* DIRECTIONS FOR THIS TASK: Return the material word for word. Do not include pictures.

* RECORDED INFORMATION:
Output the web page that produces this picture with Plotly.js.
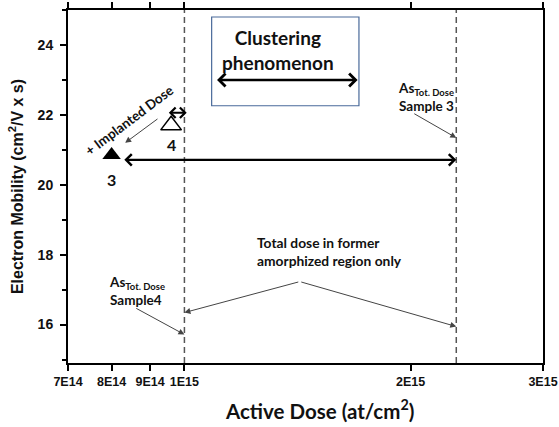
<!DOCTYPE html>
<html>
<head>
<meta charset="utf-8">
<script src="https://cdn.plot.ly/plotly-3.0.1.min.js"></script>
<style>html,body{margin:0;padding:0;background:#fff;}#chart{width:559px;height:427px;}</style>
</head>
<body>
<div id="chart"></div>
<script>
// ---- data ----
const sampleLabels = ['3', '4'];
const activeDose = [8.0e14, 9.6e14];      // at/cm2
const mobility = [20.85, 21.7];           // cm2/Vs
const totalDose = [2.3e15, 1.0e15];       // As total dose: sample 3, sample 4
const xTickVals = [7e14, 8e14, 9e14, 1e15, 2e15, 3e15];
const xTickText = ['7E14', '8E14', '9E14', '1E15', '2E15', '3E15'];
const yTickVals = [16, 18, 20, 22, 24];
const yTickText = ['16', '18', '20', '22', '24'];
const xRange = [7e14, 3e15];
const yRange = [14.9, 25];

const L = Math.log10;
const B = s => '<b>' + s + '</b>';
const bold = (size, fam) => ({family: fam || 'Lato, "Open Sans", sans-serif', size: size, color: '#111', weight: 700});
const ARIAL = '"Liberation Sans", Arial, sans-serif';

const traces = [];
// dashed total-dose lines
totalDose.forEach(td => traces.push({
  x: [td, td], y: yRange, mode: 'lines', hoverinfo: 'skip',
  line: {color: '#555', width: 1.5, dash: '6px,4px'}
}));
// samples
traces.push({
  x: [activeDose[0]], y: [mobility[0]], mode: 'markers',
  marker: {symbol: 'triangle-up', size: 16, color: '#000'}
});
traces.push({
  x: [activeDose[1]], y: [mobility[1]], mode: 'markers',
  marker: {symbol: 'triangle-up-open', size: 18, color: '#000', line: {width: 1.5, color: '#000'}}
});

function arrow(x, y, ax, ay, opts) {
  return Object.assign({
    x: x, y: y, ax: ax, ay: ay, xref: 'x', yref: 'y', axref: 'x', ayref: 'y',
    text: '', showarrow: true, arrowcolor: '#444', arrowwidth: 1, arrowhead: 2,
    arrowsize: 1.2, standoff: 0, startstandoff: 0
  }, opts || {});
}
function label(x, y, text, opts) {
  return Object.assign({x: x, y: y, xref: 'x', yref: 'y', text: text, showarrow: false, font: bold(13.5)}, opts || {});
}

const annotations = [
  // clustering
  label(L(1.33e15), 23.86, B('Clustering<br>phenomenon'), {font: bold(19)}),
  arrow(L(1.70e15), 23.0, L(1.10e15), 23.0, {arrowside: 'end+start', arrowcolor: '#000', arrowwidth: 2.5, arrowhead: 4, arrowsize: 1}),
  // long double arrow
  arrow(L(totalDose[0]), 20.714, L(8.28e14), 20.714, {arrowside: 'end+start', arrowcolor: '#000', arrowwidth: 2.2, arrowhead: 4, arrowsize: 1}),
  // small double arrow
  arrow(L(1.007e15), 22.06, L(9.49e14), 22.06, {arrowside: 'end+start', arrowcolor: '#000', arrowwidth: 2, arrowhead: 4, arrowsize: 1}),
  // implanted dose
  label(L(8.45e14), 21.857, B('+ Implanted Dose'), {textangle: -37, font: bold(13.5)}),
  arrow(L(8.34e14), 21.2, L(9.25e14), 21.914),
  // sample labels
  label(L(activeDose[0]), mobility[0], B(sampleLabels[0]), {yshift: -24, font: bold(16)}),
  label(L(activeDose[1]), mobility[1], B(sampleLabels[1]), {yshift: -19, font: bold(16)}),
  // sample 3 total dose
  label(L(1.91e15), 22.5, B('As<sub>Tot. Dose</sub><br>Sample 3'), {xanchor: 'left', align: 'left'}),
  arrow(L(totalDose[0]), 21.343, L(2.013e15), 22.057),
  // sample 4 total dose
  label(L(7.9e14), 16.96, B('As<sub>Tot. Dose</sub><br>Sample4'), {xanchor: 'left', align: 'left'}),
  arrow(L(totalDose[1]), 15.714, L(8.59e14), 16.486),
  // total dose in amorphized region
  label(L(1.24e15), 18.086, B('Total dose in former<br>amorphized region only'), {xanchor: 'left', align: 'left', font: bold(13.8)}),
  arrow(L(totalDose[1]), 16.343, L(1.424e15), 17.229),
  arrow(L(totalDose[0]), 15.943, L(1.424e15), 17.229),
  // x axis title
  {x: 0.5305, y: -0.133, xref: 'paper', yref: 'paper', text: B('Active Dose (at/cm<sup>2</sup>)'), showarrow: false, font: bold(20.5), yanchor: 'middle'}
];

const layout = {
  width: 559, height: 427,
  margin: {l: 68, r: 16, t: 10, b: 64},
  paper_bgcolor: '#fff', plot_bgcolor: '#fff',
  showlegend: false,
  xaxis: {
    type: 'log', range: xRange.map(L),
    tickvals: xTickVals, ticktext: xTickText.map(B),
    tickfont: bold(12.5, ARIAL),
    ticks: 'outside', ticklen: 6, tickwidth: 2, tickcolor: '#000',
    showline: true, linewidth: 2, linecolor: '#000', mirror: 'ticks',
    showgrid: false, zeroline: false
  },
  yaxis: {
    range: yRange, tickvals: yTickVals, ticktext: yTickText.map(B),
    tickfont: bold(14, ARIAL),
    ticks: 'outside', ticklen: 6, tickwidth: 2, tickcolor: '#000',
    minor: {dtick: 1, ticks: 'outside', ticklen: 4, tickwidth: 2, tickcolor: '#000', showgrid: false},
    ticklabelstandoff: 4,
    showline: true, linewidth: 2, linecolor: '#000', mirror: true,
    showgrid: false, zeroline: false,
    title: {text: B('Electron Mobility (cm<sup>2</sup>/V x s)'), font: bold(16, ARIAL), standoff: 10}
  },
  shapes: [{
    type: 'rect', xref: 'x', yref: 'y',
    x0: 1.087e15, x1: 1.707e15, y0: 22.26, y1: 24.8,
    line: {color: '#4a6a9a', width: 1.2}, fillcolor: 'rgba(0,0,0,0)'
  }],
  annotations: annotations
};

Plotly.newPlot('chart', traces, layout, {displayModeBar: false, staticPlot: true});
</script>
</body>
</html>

* RIGHT ANSWER:
Output the web page that produces this picture with Plotly.js.
<!DOCTYPE html>
<html>
<head>
<meta charset="utf-8">
<script src="https://cdn.plot.ly/plotly-3.0.1.min.js"></script>
<style>html,body{margin:0;padding:0;background:#fff;}#chart{width:559px;height:427px;}</style>
</head>
<body>
<div id="chart"></div>
<script>
// ---- data ----
const sampleLabels = ['3', '4'];
const activeDose = [8.0e14, 9.6e14];      // at/cm2
const mobility = [20.85, 21.7];           // cm2/Vs
const totalDose = [2.3e15, 1.0e15];       // As total dose: sample 3, sample 4
const xTickVals = [7e14, 8e14, 9e14, 1e15, 2e15, 3e15];
const xTickText = ['7E14', '8E14', '9E14', '1E15', '2E15', '3E15'];
const yTickVals = [16, 18, 20, 22, 24];
const yTickText = ['16', '18', '20', '22', '24'];
const xRange = [7e14, 3e15];
const yRange = [14.9, 25];

const L = Math.log10;
const B = s => '<b>' + s + '</b>';
const bold = (size, fam) => ({family: fam || 'Lato, "Open Sans", sans-serif', size: size, color: '#111', weight: 700});
const ARIAL = '"Liberation Sans", Arial, sans-serif';

const traces = [];
// dashed total-dose lines
totalDose.forEach(td => traces.push({
  x: [td, td], y: yRange, mode: 'lines', hoverinfo: 'skip',
  line: {color: '#555', width: 1.5, dash: '6px,4px'}
}));
// samples
traces.push({
  x: [activeDose[0]], y: [mobility[0]], mode: 'markers',
  marker: {symbol: 'triangle-up', size: 16, color: '#000'}
});
traces.push({
  x: [activeDose[1]], y: [mobility[1]], mode: 'markers',
  marker: {symbol: 'triangle-up-open', size: 18, color: '#000', line: {width: 1.5, color: '#000'}}
});

function arrow(x, y, ax, ay, opts) {
  return Object.assign({
    x: x, y: y, ax: ax, ay: ay, xref: 'x', yref: 'y', axref: 'x', ayref: 'y',
    text: '', showarrow: true, arrowcolor: '#444', arrowwidth: 1, arrowhead: 2,
    arrowsize: 1.2, standoff: 0, startstandoff: 0
  }, opts || {});
}
function label(x, y, text, opts) {
  return Object.assign({x: x, y: y, xref: 'x', yref: 'y', text: text, showarrow: false, font: bold(13.5)}, opts || {});
}

const annotations = [
  // clustering
  label(L(1.33e15), 23.86, B('Clustering<br>phenomenon'), {font: bold(19)}),
  arrow(L(1.70e15), 23.0, L(1.10e15), 23.0, {arrowside: 'end+start', arrowcolor: '#000', arrowwidth: 2.5, arrowhead: 4, arrowsize: 1}),
  // long double arrow
  arrow(L(totalDose[0]), 20.714, L(8.28e14), 20.714, {arrowside: 'end+start', arrowcolor: '#000', arrowwidth: 2.2, arrowhead: 4, arrowsize: 1}),
  // small double arrow
  arrow(L(1.007e15), 22.06, L(9.49e14), 22.06, {arrowside: 'end+start', arrowcolor: '#000', arrowwidth: 2, arrowhead: 4, arrowsize: 1}),
  // implanted dose
  label(L(8.45e14), 21.857, B('+ Implanted Dose'), {textangle: -37, font: bold(13.5)}),
  arrow(L(8.34e14), 21.2, L(9.25e14), 21.914),
  // sample labels
  label(L(activeDose[0]), mobility[0], B(sampleLabels[0]), {yshift: -24, font: bold(16)}),
  label(L(activeDose[1]), mobility[1], B(sampleLabels[1]), {yshift: -19, font: bold(16)}),
  // sample 3 total dose
  label(L(1.91e15), 22.5, B('As<sub>Tot. Dose</sub><br>Sample 3'), {xanchor: 'left', align: 'left'}),
  arrow(L(totalDose[0]), 21.343, L(2.013e15), 22.057),
  // sample 4 total dose
  label(L(7.9e14), 16.96, B('As<sub>Tot. Dose</sub><br>Sample4'), {xanchor: 'left', align: 'left'}),
  arrow(L(totalDose[1]), 15.714, L(8.59e14), 16.486),
  // total dose in amorphized region
  label(L(1.24e15), 18.086, B('Total dose in former<br>amorphized region only'), {xanchor: 'left', align: 'left', font: bold(13.8)}),
  arrow(L(totalDose[1]), 16.343, L(1.424e15), 17.229),
  arrow(L(totalDose[0]), 15.943, L(1.424e15), 17.229),
  // x axis title
  {x: 0.5305, y: -0.133, xref: 'paper', yref: 'paper', text: B('Active Dose (at/cm<sup>2</sup>)'), showarrow: false, font: bold(20.5), yanchor: 'middle'}
];

const layout = {
  width: 559, height: 427,
  margin: {l: 68, r: 16, t: 10, b: 64},
  paper_bgcolor: '#fff', plot_bgcolor: '#fff',
  showlegend: false,
  xaxis: {
    type: 'log', range: xRange.map(L),
    tickvals: xTickVals, ticktext: xTickText.map(B),
    tickfont: bold(12.5, ARIAL),
    ticks: 'outside', ticklen: 6, tickwidth: 2, tickcolor: '#000',
    showline: true, linewidth: 2, linecolor: '#000', mirror: 'ticks',
    showgrid: false, zeroline: false
  },
  yaxis: {
    range: yRange, tickvals: yTickVals, ticktext: yTickText.map(B),
    tickfont: bold(14, ARIAL),
    ticks: 'outside', ticklen: 6, tickwidth: 2, tickcolor: '#000',
    minor: {dtick: 1, ticks: 'outside', ticklen: 4, tickwidth: 2, tickcolor: '#000', showgrid: false},
    ticklabelstandoff: 4,
    showline: true, linewidth: 2, linecolor: '#000', mirror: true,
    showgrid: false, zeroline: false,
    title: {text: B('Electron Mobility (cm<sup>2</sup>/V x s)'), font: bold(16, ARIAL), standoff: 10}
  },
  shapes: [{
    type: 'rect', xref: 'x', yref: 'y',
    x0: 1.087e15, x1: 1.707e15, y0: 22.26, y1: 24.8,
    line: {color: '#4a6a9a', width: 1.2}, fillcolor: 'rgba(0,0,0,0)'
  }],
  annotations: annotations
};

Plotly.newPlot('chart', traces, layout, {displayModeBar: false, staticPlot: true});
</script>
</body>
</html>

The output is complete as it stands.